Others might have given up on her, Lea said. This teacher, though, was open-minded and they tried different instruments until they came up with a violin that Lea could play like a cello or an upright bass.

“I’ve been doing it for 24 years,” she said.

Through middle school and high school, she mostly played with public school orchestras, though occasionally took private lessons her parents arranged by bartering tickets to their dinner theater with local musicians.

Still, she said, she probably wouldn’t have had a musical education without the public schools and an environment of inclusiveness.

After high school, she studied political science in college, intending to eventually become a lawyer and disability rights advocate. But she kept playing.

“I got into fiddle music,” Lea said. “Eventually, through a fiddle jam, I met Andy Gable and formed a band.”

Then she met Alan Sparhawk of the Minnesota-based indie rock band Low. He invited her to come and jam with him at a farmer’s market in Duluth.

The two hit it off and Sparhawk said he wanted to work with her on a project.

Lea got a looping pedal, which allowed her to live-record segments of her own music and then play them back as she played other segments, creating a layered sound.

Sparhawk and Lea created a group called A Murder of Crows and released a record together in 2012.

Not long after that, Lea began pursuing music full-time. She played locally, toured some in the Midwest with the help of her husband, and taught fiddle lessons to about a dozen students.

Then in 2016, a friend told her about NPR’s “Tiny Desk Contest,” an off-shoot of the popular “Tiny Desk Concert” program.

She and the friend recorded a video of Lea’s song “Someday We’ll Linger in the Sun” and then uploaded the video for the contest.

A month later, Lea was checking her email between fiddle lessons and saw a note from an NPR representative who wanted to talk to her.
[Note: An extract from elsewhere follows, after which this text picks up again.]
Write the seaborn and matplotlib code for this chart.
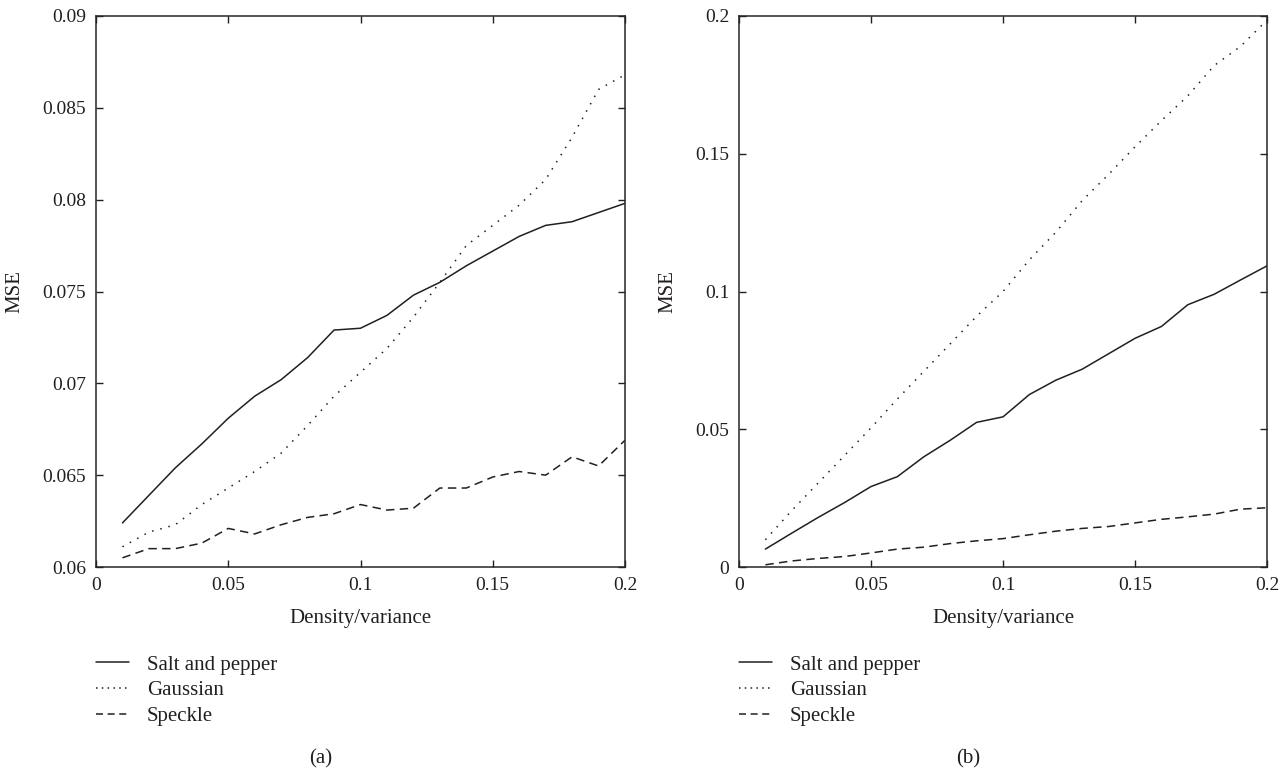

“I didn’t think I’d won,” she said. “I thought I was maybe a finalist.”

But Lea had won. Her prize was a four-city tour backed by NPR and tons of exposure.

“Then I started getting calls to do more show and speaking gigs,” she said.

Lea performed and talked about justice, inclusion and artistic access for people like her, the disabled.

The schedule has been kind of crazy since then. She and Paul spend much of their time on the road and they’ve been all over the country and to Europe.

“I love the travel,” she said. “But I could never afford it before. Winning has really opened up a lot of opportunities for us.”

Currently, Lea is performing in the U.S. again, in support of her latest record, “Learning How To Stay.”

The tour winds down in mid-December and Lea would like to take a little bit of a rest before going back out, maybe work on a book and new music.

“But when we’re home, we’re mostly just catching up with friends and family,” she said.